EN SEPTEMBRE dernier, les comptes rendus de l'Académie des sciences américaine mentionnent les résultats d'une étude qui pourrait bien signer le retour de la vitamine C dans les stratégies thérapeutiques antitumorales et anti-infectieuses. Les travaux de Chen et coll. indiquent en effet que l'administration d'acide ascorbique par voie intraveineuse pourrait être bénéfique aux malades atteints de plusieurs types de cancers et peut-être même à ceux qui souffrent de maladies infectieuses.
L'intérêt de la vitamine C dans le traitement du cancer est discuté depuis plus de trente ans : dans les années 1970, plusieurs études ont suggéré que 10 grammes d'acide ascorbique par jour pouvaient améliorer l'état de patients atteints de cancers. Cependant, deux études menées par la suite ont remis en cause ces résultats en montrant que l'effet de la vitamine C était comparable à celui d'un placebo. Fait remarquable, alors que, dans les premières études, l'acide ascorbique était administré par voie orale ou par voie intraveineuse, les essais contre placebo ont utilisé une seule méthode d'administration, la voie orale. Or, des études pharmacocinétiques récentes ont montré que l'administration d'acide ascorbique par intraveineuse conduit à une concentration plasmatique de la molécule plus de 25 fois supérieure à celle obtenue à la suite d'une administration par voie orale.
Cette dernière observation a conduit Chen et coll. à lancer une nouvelle étude de l'effet de la vitamine C sur les cellules cancéreuses. Les chercheurs ont décidé de travailler in vitro sur des cellules en culture, dans des conditions expérimentales qui miment celles d'une administration de la molécule par voie intraveineuse.
Les chercheurs ont tout d'abord évalué la toxicité de l'acide ascorbique sur quatorze lignées de cellulaires - dix lignées cancéreuses et quatre lignées témoins non transformées.

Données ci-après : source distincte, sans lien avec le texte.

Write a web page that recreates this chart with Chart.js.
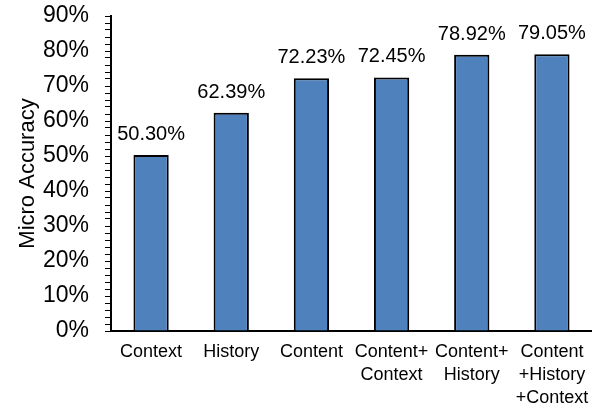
<!DOCTYPE html>
<html>
<head>
<meta charset="utf-8">
<script src="https://cdn.jsdelivr.net/npm/chart.js@4"></script>
<style>
  html, body { margin: 0; padding: 0; background: #fff; }
  #wrap { width: 592px; height: 406px; }
</style>
</head>
<body>
<div id="wrap"><canvas id="chart" width="592" height="406"></canvas></div>
<script>
// categories (multi-line labels) and values in percent
var categories = [
    ["Context"],
    ["History"],
    ["Content"],
    ["Content+", "Context"],
    ["Content+", "History"],
    ["Content", "+History", "+Context"]
];
var accuracy = [50.30, 62.39, 72.23, 72.45, 78.92, 79.05];
var yTicks = [0, 10, 20, 30, 40, 50, 60, 70, 80, 90];

var fontFamily = "'Liberation Sans', Arial, sans-serif";

// draws the value above each bar
var valueLabels = {
    id: 'valueLabels',
    afterDatasetsDraw: function(chart) {
        var ctx = chart.ctx;
        var meta = chart.getDatasetMeta(0);
        ctx.save();
        ctx.font = "20px " + fontFamily;
        ctx.fillStyle = "#000";
        ctx.textAlign = "center";
        ctx.textBaseline = "alphabetic";
        meta.data.forEach(function(bar, i) {
            ctx.fillText(accuracy[i].toFixed(2) + "%", bar.x, bar.y - 15);
        });
        ctx.restore();
    }
};

var ctx = document.getElementById("chart").getContext("2d");

new Chart(ctx, {
    type: "bar",
    data: {
        labels: categories,
        datasets: [{
            data: accuracy,
            backgroundColor: "#4F81BD",
            borderColor: "#000",
            borderWidth: 2,
            categoryPercentage: 1,
            barPercentage: 0.44
        }]
    },
    options: {
        responsive: false,
        animation: false,
        devicePixelRatio: 1,
        layout: {
            padding: 0
        },
        plugins: {
            legend: { display: false },
            tooltip: { enabled: false }
        },
        scales: {
            x: {
                grid: { display: false, drawTicks: false },
                border: { display: true, color: "#000", width: 2 },
                ticks: {
                    color: "#000",
                    padding: 9,
                    maxRotation: 0,
                    autoSkip: false,
                    font: { size: 18, family: fontFamily, lineHeight: 1.3 }
                },
                afterFit: function(scale) {
                    scale.height = 75;
                    scale.paddingLeft = 0;
                    scale.paddingRight = 0;
                }
            },
            y: {
                min: 0,
                max: 90,
                grid: {
                    display: true,
                    drawOnChartArea: false,
                    drawTicks: true,
                    tickLength: 6,
                    color: "#000",
                    lineWidth: 1
                },
                border: { display: true, color: "#000", width: 2 },
                ticks: {
                    stepSize: 2,
                    autoSkip: false,
                    color: "#000",
                    padding: 16,
                    font: { size: 23, family: fontFamily },
                    callback: function(value) {
                        return yTicks.indexOf(value) >= 0 ? value + "%" : "";
                    }
                },
                title: {
                    display: true,
                    text: "Micro Accuracy",
                    color: "#000",
                    font: { size: 22, family: fontFamily },
                    padding: { top: 15, bottom: 0 }
                },
                afterFit: function(scale) {
                    scale.width = 111;
                    scale.paddingTop = 16;
                    scale.paddingBottom = 0;
                }
            }
        }
    },
    plugins: [valueLabels]
});
</script>
</body>
</html>
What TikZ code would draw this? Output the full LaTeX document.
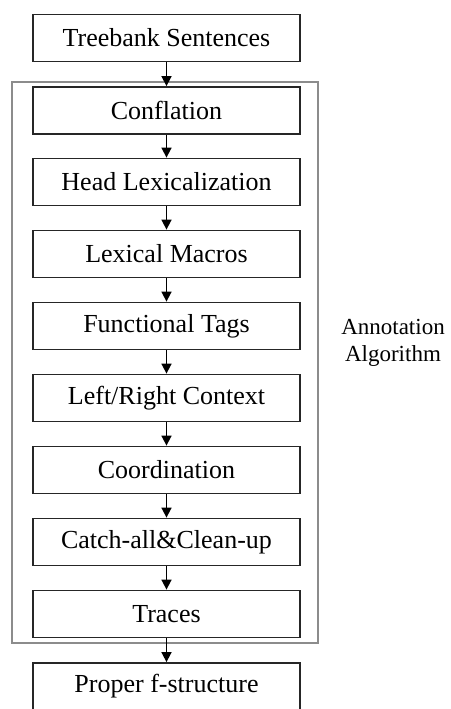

Ces lignées ont été exposées une heure durant à différentes doses d'acide ascorbique, une dose physiologique (0,1 mM) et toute une gamme de doses pharmacologiques (0,3 à 20 mM).
Les cellules normales résistent.
Cette expérience préliminaire a montré que toutes les cellules normales résistent aux doses de vitamine C les plus fortes qu'on ait testées. En revanche, la moitié des lignées tumorales sont sensibles à l'acide ascorbique dès les plus faibles doses pharmacologiques. Sur la lignée la plus sensible parmi celles qui ont été testées, une exposition d'une heure à une dose de 0,5 mM d'acide ascorbique suffit à tuer 50 % des cellules.
Chen et coll. ont poursuivi leur étude en tentant de décrypter les mécanismes moléculaires à l'origine de l'effet cytotoxique de la vitamine C. Ils ont pu établir que la mort des cellules tumorales dépend des molécules d'acide ascorbique présentes dans le milieu extracellulaire. La cytotoxicité est indépendante de la présence de chélateur, mais absolument dépendante de la formation de peroxyde d'hydrogène.
La formation de peroxyde d'hydrogène.
La formation de peroxyde d'hydrogène dépend quant à elle de la concentration en vitamine C, du temps d'incubation et de la présence de 0,5 à 10 % de sérum. Elle est corrélée à la formation de radicaux libérés à partir de l'acide ascorbique.
La vitamine C serait donc un précurseur du peroxyde d'hydrogène, lui-même responsable de la mort des cellules tumorales.
Le peroxyde d'hydrogène étant par ailleurs connu pour son pouvoir antimicrobien, Chen et coll. imaginent que l'administration de vitamine C par voie intraveineuse pourrait avoir un intérêt non seulement dans le cadre du traitement de certains cancers, mais aussi dans celui de différentes maladies infectieuses.
Chen et coll., « Proc Natl Acad Sci USA » du 20 septembre 2005, pp. 13604-13609.